[What you will do]
Each line from the top of the listing through the one holding "plt.rcParams['font.family'] = ['Liberation" should be restated word for word, with nothing added and no pictures.

[Material provided]
....

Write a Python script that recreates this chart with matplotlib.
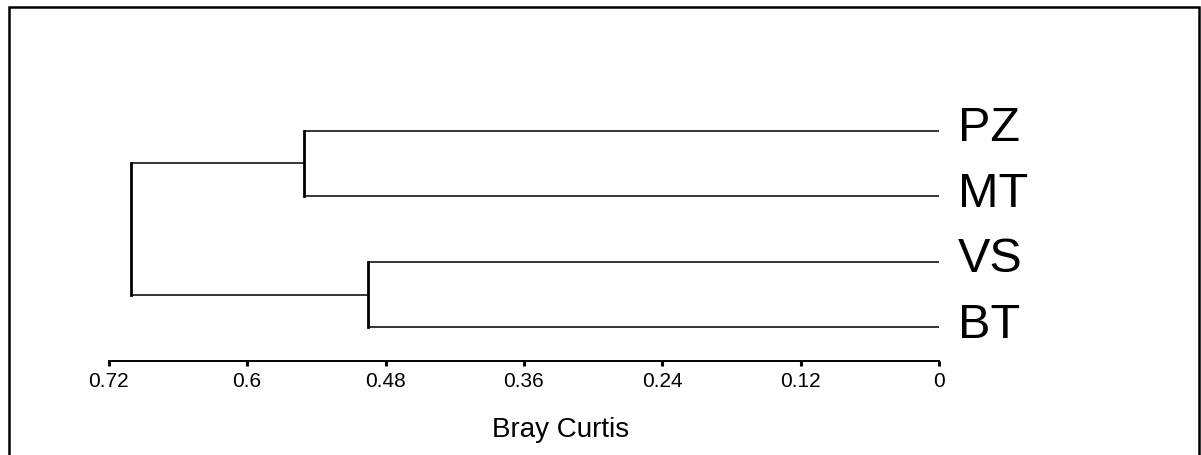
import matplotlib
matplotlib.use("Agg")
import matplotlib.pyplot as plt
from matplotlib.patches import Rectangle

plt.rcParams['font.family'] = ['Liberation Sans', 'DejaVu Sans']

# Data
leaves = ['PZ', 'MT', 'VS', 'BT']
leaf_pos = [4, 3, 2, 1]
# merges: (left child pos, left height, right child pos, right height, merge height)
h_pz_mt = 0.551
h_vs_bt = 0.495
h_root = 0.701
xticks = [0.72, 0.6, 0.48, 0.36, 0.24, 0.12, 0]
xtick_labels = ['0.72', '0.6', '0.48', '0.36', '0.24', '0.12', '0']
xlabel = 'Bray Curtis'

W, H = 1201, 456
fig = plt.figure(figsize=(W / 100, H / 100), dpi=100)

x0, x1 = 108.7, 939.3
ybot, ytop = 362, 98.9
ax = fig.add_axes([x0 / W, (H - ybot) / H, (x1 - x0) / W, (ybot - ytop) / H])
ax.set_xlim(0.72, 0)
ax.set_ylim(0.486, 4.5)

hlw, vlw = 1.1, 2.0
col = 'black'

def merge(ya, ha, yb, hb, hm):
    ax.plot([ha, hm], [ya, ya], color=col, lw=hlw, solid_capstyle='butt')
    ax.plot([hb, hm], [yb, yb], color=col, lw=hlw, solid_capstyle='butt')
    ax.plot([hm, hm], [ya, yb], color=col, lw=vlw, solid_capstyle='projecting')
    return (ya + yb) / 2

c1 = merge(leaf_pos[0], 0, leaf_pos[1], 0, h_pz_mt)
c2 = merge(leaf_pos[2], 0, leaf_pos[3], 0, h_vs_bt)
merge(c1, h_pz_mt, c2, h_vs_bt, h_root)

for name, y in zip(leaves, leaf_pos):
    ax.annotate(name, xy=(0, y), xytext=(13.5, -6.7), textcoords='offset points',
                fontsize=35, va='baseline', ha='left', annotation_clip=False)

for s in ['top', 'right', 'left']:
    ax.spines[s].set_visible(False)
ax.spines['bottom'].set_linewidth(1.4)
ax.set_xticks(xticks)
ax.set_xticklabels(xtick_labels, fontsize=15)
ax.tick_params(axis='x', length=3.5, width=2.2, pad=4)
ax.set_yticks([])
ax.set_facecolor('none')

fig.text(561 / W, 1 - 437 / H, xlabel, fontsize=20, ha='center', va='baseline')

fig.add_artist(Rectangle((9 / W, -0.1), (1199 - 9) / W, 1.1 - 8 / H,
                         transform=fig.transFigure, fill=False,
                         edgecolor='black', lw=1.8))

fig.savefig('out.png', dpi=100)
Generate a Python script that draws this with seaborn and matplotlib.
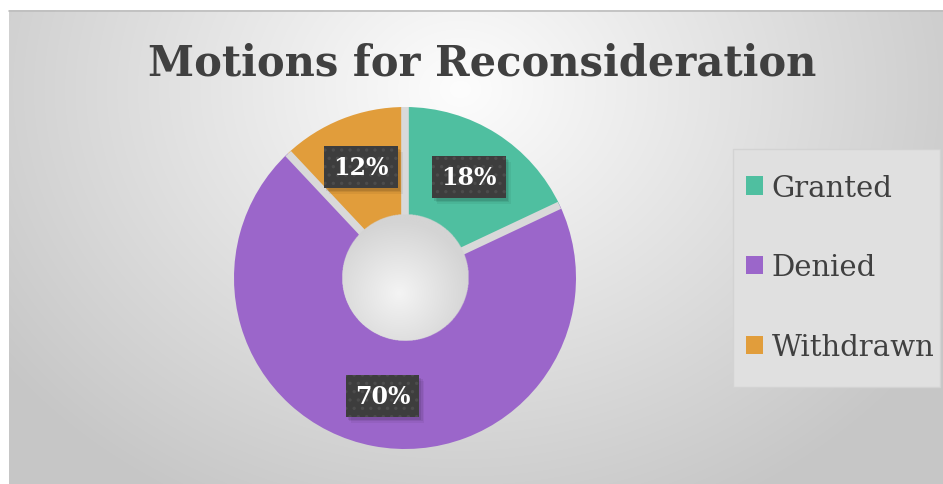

....

[Reply to the exercise]
Write a Python script that recreates this chart with matplotlib.
import matplotlib
matplotlib.use("Agg")
import matplotlib.pyplot as plt
from matplotlib.patches import Rectangle

plt.rcParams['font.family'] = ['Liberation Sans', 'DejaVu Sans']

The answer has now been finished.